Q3: Whose work was influential on you throughout the course of the project?

It was Prof. Jovičić who influenced me from the very beginning. However, many contemporary authors provided sources of inspiration. I was mostly attracted by the authors who express their thoughts easily and manage to entertain the reader. If I am to mention a name that would certainly be Mark Tushnet, but I was also attracted by the authors writing in French and German, like Lauvaux and von Bogdandy. The style is what I have always admired. For instance, I was fond of Mary-Ann Glendon's book on comparative legal traditions. I would like to add that one of the characteristic features of my book lies in the existence of a certain balance of foreign influences on the author, for they come from different languages.

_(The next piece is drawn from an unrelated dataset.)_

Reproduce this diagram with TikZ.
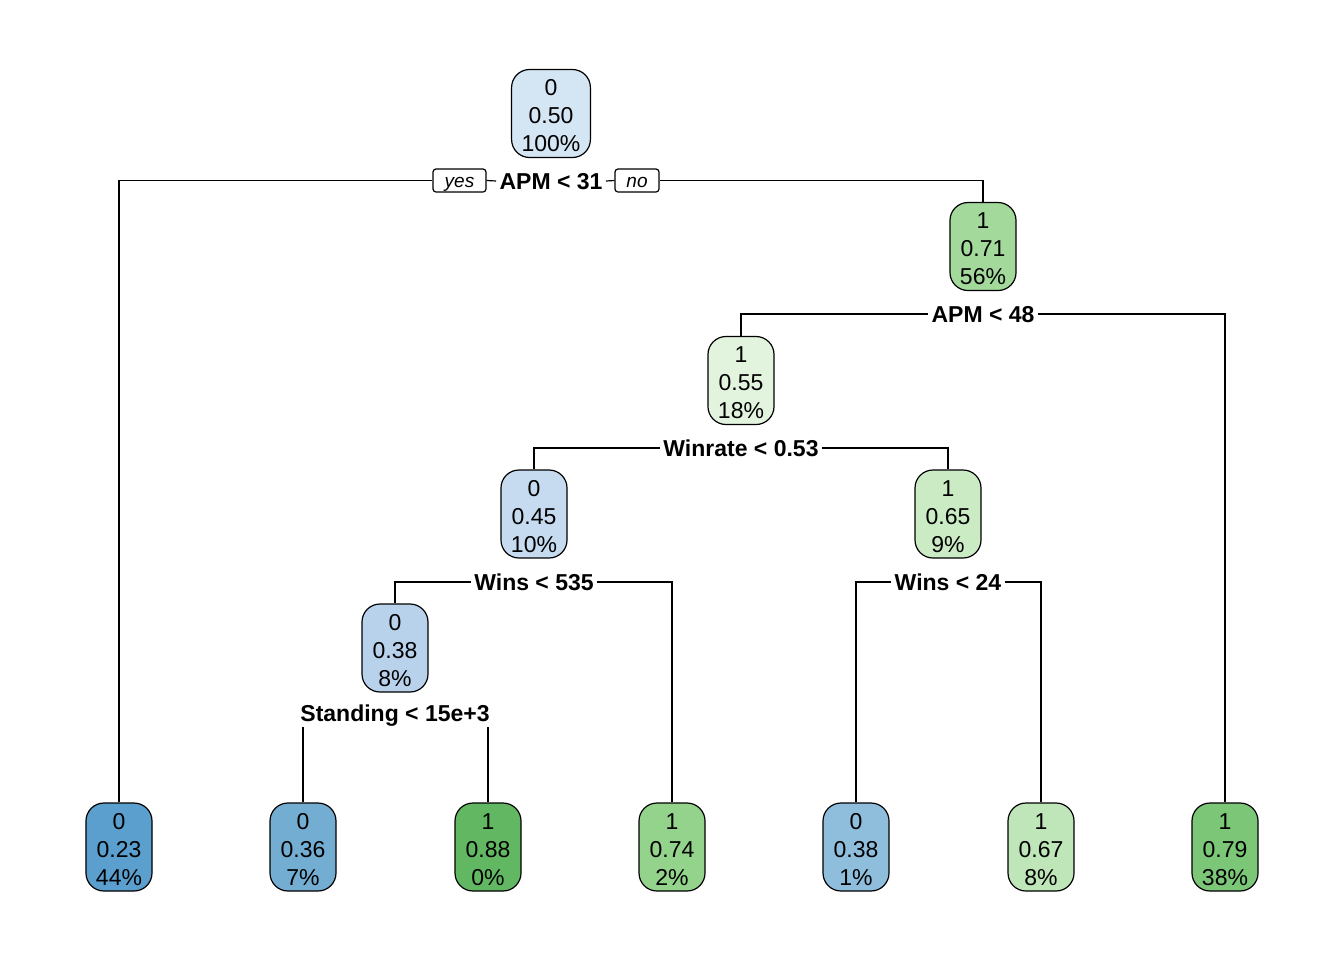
\documentclass[tikz,border=0pt]{standalone}
\usepackage{fontspec}
\setmainfont{Liberation Sans}
\newcommand{\tstrut}{\rule{0pt}{10.4pt}}
\begin{document}
\begin{tikzpicture}[x=0.5pt,y=-0.5pt,
  treenode/.style={draw=black,line width=0.6pt,rounded corners=9pt,align=center,
    font=\fontsize{11.5}{14}\selectfont,inner xsep=5pt,inner ysep=0pt,
    minimum height=44pt,minimum width=33pt},
  splitlab/.style={fill=white,font=\fontsize{11.5}{14}\selectfont\bfseries,
    inner xsep=1.5pt,inner ysep=1.5pt,text height=9.6pt,text depth=1.2pt},
  yn/.style={draw=black,line width=0.6pt,rounded corners=1.5pt,fill=white,
    font=\fontsize{9.5}{11}\selectfont\itshape,minimum height=11.5pt,
    inner sep=0pt,text height=7.4pt,text depth=0.6pt},
  edge/.style={draw=black,line width=0.6pt}]
\useasboundingbox (0,0) rectangle (1344,960);
\definecolor{cRoot}{HTML}{D4E5F4}
\definecolor{cN2}{HTML}{A3DA9C}
\definecolor{cN3}{HTML}{E2F4DD}
\definecolor{cN4}{HTML}{C6DBEF}
\definecolor{cN5}{HTML}{CBEBC5}
\definecolor{cN6}{HTML}{B9D2EC}
\definecolor{cL1}{HTML}{5A9FCD}
\definecolor{cL2}{HTML}{74ADD2}
\definecolor{cL3}{HTML}{62B862}
\definecolor{cL4}{HTML}{93D38B}
\definecolor{cL5}{HTML}{8FBEDD}
\definecolor{cL6}{HTML}{BFE6B8}
\definecolor{cL7}{HTML}{7BC677}
% inner nodes
\node[treenode,fill=cRoot] (root) at (551,113.5) {\tstrut0\\0.50\\100\%};
\node[treenode,fill=cN2] (n2) at (983,246.5) {\tstrut1\\0.71\\56\%};
\node[treenode,fill=cN3] (n3) at (741,380.5) {\tstrut1\\0.55\\18\%};
\node[treenode,fill=cN4] (n4) at (534,514) {\tstrut0\\0.45\\10\%};
\node[treenode,fill=cN5] (n5) at (948,514) {\tstrut1\\0.65\\9\%};
\node[treenode,fill=cN6] (n6) at (395,648) {\tstrut0\\0.38\\8\%};
% leaves
\node[treenode,fill=cL1] (L1) at (119,847) {\tstrut0\\0.23\\44\%};
\node[treenode,fill=cL2] (L2) at (303,847) {\tstrut0\\0.36\\7\%};
\node[treenode,fill=cL3] (L3) at (488,847) {\tstrut1\\0.88\\0\%};
\node[treenode,fill=cL4] (L4) at (672,847) {\tstrut1\\0.74\\2\%};
\node[treenode,fill=cL5] (L5) at (856,847) {\tstrut0\\0.38\\1\%};
\node[treenode,fill=cL6] (L6) at (1041,847) {\tstrut1\\0.67\\8\%};
\node[treenode,fill=cL7] (L7) at (1225,847) {\tstrut1\\0.79\\38\%};
% split labels
\node[splitlab] (s1) at (551,181) {APM < 31};
\node[yn,minimum width=26.5pt] (yes) at (459.5,180.5) {yes};
\node[yn,minimum width=22pt] (no) at (637,180.5) {no};
\node[splitlab] (s2) at (983,314) {APM < 48};
\node[splitlab] (s3) at (741,448) {Winrate < 0.53};
\node[splitlab] (s4) at (534,582) {Wins < 535};
\node[splitlab] (s5) at (948,582) {Wins < 24};
\node[splitlab] (s6) at (395,713) {Standing < 15e+3};
% connectors
\draw[edge] (yes.west) -| (L1.north);
\draw[edge] (yes.east) -- (s1.west);
\draw[edge] (s1.east) -- (no.west);
\draw[edge] (no.east) -| (n2.north);
\draw[edge] (s2.west) -| (n3.north);
\draw[edge] (s2.east) -| (L7.north);
\draw[edge] (s3.west) -| (n4.north);
\draw[edge] (s3.east) -| (n5.north);
\draw[edge] (s4.west) -| (n6.north);
\draw[edge] (s4.east) -| (L4.north);
\draw[edge] (s5.west) -| (L5.north);
\draw[edge] (s5.east) -| (L6.north);
\draw[edge] (s6.south -| L2.north) -- (L2.north);
\draw[edge] (s6.south -| L3.north) -- (L3.north);
\end{tikzpicture}
\end{document}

It is true that the English language enjoys preponderance worldwide, but there are also significant academic contributions in other languages, which should be consulted.

Q4: What challenges did you face in writing the book?

The book is a manual for students and the main challenge was to make it not only useful, but also attractive in the sense that a student who attended my course should be tempted to return to the text of the book whenever a question occurs that may fall within the area covered by the volume. The book is therefore also to be used after completion of university studies and its task is to be helpful to lawyers confronted with foreign law and systems of government different from the one in the lawyer's national law.

Q5: What do you hope to see as the book’s contribution to academic discourse and to constitutional or public law more broadly?

I shall reiterate the previous stance – the book is primarily designed for students. Therefore my main task was to classify the forms of government existing in the world in a clear-cut manner that would be easy to understand. Nevertheless, the classification of the forms of government is also one of the contributions to academia, which in my humble view overcomes its basic purpose of introducing students to the topic of comparative government. To provide an example, the book treats the power-sharing form of government in divided societies as one among equal i.e. at the same footing with for instance, presidential form of government. That may be subject to criticism, but again discussing with students, I found them fairly receptive of such an approach. A reader of the book should be able to understand the form of government in any country in the world by retaining and applying the scheme followed in the volume.

Of course there are countries nowadays which, for various reasons, do not follow any of the patterns of government discussed in the volume. Some of those have nevertheless found place in the structure of the book as an exception, like China for instance. That has also been the case with the relatively new phenomenon of supra-national government, for which the European Union serves as a functioning model.

Q6: What’s next?

Now, first and foremost I would like to teach my course and try to introduce further improvements in the text of the volume on the grounds of teaching experience. As far as the writing is concerned, it is most likely that I shall return to human rights and especially to the jurisprudence of the European Court of Human Rights. I intend to commit myself to the research of the dialogue of jurisdictions i.e. the relations of the judiciary in new democracies and the ECtHR.